• Supplied information:
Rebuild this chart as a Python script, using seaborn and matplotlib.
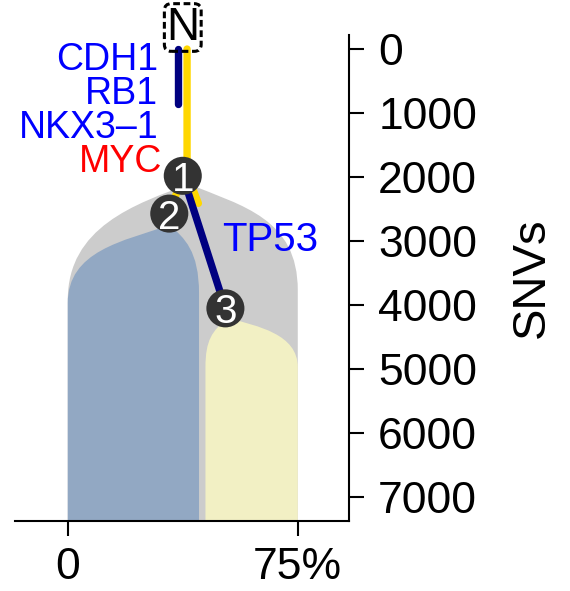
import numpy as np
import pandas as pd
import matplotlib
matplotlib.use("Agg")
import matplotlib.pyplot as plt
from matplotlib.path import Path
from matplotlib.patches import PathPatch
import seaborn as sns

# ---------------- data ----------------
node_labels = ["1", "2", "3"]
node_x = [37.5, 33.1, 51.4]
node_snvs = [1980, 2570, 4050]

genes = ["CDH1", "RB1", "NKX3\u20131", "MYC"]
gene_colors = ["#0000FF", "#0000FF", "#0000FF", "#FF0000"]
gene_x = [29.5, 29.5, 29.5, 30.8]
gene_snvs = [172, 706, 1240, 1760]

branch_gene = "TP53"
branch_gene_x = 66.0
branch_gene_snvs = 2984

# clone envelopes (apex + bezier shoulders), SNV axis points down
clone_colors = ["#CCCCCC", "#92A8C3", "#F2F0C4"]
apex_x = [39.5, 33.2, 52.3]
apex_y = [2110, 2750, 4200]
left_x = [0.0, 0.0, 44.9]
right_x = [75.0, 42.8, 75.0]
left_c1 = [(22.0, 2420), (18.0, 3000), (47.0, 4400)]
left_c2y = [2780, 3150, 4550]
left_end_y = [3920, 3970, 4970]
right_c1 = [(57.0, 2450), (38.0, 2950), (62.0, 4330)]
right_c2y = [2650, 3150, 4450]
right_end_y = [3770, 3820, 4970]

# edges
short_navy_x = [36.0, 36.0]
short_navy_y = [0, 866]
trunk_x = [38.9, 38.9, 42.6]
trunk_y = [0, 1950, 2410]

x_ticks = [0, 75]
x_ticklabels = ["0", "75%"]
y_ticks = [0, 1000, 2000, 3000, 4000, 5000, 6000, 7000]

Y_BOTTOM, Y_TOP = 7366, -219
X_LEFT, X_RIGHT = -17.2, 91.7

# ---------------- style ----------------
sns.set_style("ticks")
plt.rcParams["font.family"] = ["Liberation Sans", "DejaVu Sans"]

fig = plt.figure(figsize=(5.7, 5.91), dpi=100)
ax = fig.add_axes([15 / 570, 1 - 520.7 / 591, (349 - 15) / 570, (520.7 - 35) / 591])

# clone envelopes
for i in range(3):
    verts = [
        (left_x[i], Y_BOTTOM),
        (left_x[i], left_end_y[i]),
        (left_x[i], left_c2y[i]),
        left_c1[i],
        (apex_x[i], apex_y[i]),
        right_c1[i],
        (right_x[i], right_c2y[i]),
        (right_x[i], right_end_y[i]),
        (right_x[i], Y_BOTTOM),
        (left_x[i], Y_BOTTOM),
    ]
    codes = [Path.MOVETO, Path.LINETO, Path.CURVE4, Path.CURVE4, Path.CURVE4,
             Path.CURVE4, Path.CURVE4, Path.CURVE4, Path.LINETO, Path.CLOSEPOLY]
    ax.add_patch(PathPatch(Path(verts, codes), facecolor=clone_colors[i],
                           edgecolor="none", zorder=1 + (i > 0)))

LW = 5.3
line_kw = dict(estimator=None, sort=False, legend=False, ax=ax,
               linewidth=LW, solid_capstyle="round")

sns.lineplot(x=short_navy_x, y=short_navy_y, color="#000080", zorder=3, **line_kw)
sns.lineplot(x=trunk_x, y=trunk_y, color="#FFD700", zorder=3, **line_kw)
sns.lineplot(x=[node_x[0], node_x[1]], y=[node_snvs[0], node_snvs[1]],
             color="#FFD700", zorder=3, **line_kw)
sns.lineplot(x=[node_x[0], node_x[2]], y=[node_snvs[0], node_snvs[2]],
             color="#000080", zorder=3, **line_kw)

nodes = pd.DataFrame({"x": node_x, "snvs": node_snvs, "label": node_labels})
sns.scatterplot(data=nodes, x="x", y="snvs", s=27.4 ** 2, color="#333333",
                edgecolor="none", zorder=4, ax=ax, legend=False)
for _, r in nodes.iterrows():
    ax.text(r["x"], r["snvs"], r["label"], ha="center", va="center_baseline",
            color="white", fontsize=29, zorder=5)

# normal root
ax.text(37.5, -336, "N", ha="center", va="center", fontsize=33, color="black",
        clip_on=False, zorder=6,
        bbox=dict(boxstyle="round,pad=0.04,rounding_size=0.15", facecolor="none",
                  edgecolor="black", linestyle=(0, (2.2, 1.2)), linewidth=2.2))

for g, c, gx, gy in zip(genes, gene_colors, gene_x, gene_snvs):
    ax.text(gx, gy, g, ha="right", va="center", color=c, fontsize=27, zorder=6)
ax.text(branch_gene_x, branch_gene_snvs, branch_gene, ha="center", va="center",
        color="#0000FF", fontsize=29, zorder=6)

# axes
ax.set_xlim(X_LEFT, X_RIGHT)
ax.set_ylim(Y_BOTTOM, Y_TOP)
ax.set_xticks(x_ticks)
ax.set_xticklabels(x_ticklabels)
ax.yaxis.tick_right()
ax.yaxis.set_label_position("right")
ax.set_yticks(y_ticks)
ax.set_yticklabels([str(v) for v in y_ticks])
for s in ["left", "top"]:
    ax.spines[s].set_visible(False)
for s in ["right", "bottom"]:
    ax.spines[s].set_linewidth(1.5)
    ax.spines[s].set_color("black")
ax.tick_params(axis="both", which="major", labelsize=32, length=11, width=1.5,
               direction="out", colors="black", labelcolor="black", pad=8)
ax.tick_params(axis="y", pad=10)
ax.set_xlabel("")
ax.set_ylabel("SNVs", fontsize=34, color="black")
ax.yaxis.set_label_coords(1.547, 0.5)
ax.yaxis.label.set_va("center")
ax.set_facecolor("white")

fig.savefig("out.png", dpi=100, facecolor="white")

• What the exercise asks: Reproduce all of the data exactly, omitting each picture it holds.

• Solution to the exercise:
Rebuild this chart as a Python script, using seaborn and matplotlib.
import numpy as np
import pandas as pd
import matplotlib
matplotlib.use("Agg")
import matplotlib.pyplot as plt
from matplotlib.path import Path
from matplotlib.patches import PathPatch
import seaborn as sns

# ---------------- data ----------------
node_labels = ["1", "2", "3"]
node_x = [37.5, 33.1, 51.4]
node_snvs = [1980, 2570, 4050]

genes = ["CDH1", "RB1", "NKX3\u20131", "MYC"]
gene_colors = ["#0000FF", "#0000FF", "#0000FF", "#FF0000"]
gene_x = [29.5, 29.5, 29.5, 30.8]
gene_snvs = [172, 706, 1240, 1760]

branch_gene = "TP53"
branch_gene_x = 66.0
branch_gene_snvs = 2984

# clone envelopes (apex + bezier shoulders), SNV axis points down
clone_colors = ["#CCCCCC", "#92A8C3", "#F2F0C4"]
apex_x = [39.5, 33.2, 52.3]
apex_y = [2110, 2750, 4200]
left_x = [0.0, 0.0, 44.9]
right_x = [75.0, 42.8, 75.0]
left_c1 = [(22.0, 2420), (18.0, 3000), (47.0, 4400)]
left_c2y = [2780, 3150, 4550]
left_end_y = [3920, 3970, 4970]
right_c1 = [(57.0, 2450), (38.0, 2950), (62.0, 4330)]
right_c2y = [2650, 3150, 4450]
right_end_y = [3770, 3820, 4970]

# edges
short_navy_x = [36.0, 36.0]
short_navy_y = [0, 866]
trunk_x = [38.9, 38.9, 42.6]
trunk_y = [0, 1950, 2410]

x_ticks = [0, 75]
x_ticklabels = ["0", "75%"]
y_ticks = [0, 1000, 2000, 3000, 4000, 5000, 6000, 7000]

Y_BOTTOM, Y_TOP = 7366, -219
X_LEFT, X_RIGHT = -17.2, 91.7

# ---------------- style ----------------
sns.set_style("ticks")
plt.rcParams["font.family"] = ["Liberation Sans", "DejaVu Sans"]

fig = plt.figure(figsize=(5.7, 5.91), dpi=100)
ax = fig.add_axes([15 / 570, 1 - 520.7 / 591, (349 - 15) / 570, (520.7 - 35) / 591])

# clone envelopes
for i in range(3):
    verts = [
        (left_x[i], Y_BOTTOM),
        (left_x[i], left_end_y[i]),
        (left_x[i], left_c2y[i]),
        left_c1[i],
        (apex_x[i], apex_y[i]),
        right_c1[i],
        (right_x[i], right_c2y[i]),
        (right_x[i], right_end_y[i]),
        (right_x[i], Y_BOTTOM),
        (left_x[i], Y_BOTTOM),
    ]
    codes = [Path.MOVETO, Path.LINETO, Path.CURVE4, Path.CURVE4, Path.CURVE4,
             Path.CURVE4, Path.CURVE4, Path.CURVE4, Path.LINETO, Path.CLOSEPOLY]
    ax.add_patch(PathPatch(Path(verts, codes), facecolor=clone_colors[i],
                           edgecolor="none", zorder=1 + (i > 0)))

LW = 5.3
line_kw = dict(estimator=None, sort=False, legend=False, ax=ax,
               linewidth=LW, solid_capstyle="round")

sns.lineplot(x=short_navy_x, y=short_navy_y, color="#000080", zorder=3, **line_kw)
sns.lineplot(x=trunk_x, y=trunk_y, color="#FFD700", zorder=3, **line_kw)
sns.lineplot(x=[node_x[0], node_x[1]], y=[node_snvs[0], node_snvs[1]],
             color="#FFD700", zorder=3, **line_kw)
sns.lineplot(x=[node_x[0], node_x[2]], y=[node_snvs[0], node_snvs[2]],
             color="#000080", zorder=3, **line_kw)

nodes = pd.DataFrame({"x": node_x, "snvs": node_snvs, "label": node_labels})
sns.scatterplot(data=nodes, x="x", y="snvs", s=27.4 ** 2, color="#333333",
                edgecolor="none", zorder=4, ax=ax, legend=False)
for _, r in nodes.iterrows():
    ax.text(r["x"], r["snvs"], r["label"], ha="center", va="center_baseline",
            color="white", fontsize=29, zorder=5)

# normal root
ax.text(37.5, -336, "N", ha="center", va="center", fontsize=33, color="black",
        clip_on=False, zorder=6,
        bbox=dict(boxstyle="round,pad=0.04,rounding_size=0.15", facecolor="none",
                  edgecolor="black", linestyle=(0, (2.2, 1.2)), linewidth=2.2))

for g, c, gx, gy in zip(genes, gene_colors, gene_x, gene_snvs):
    ax.text(gx, gy, g, ha="right", va="center", color=c, fontsize=27, zorder=6)
ax.text(branch_gene_x, branch_gene_snvs, branch_gene, ha="center", va="center",
        color="#0000FF", fontsize=29, zorder=6)

# axes
ax.set_xlim(X_LEFT, X_RIGHT)
ax.set_ylim(Y_BOTTOM, Y_TOP)
ax.set_xticks(x_ticks)
ax.set_xticklabels(x_ticklabels)
ax.yaxis.tick_right()
ax.yaxis.set_label_position("right")
ax.set_yticks(y_ticks)
ax.set_yticklabels([str(v) for v in y_ticks])
for s in ["left", "top"]:
    ax.spines[s].set_visible(False)
for s in ["right", "bottom"]:
    ax.spines[s].set_linewidth(1.5)
    ax.spines[s].set_color("black")
ax.tick_params(axis="both", which="major", labelsize=32, length=11, width=1.5,
               direction="out", colors="black", labelcolor="black", pad=8)
ax.tick_params(axis="y", pad=10)
ax.set_xlabel("")
ax.set_ylabel("SNVs", fontsize=34, color="black")
ax.yaxis.set_label_coords(1.547, 0.5)
ax.yaxis.label.set_va("center")
ax.set_facecolor("white")

fig.savefig("out.png", dpi=100, facecolor="white")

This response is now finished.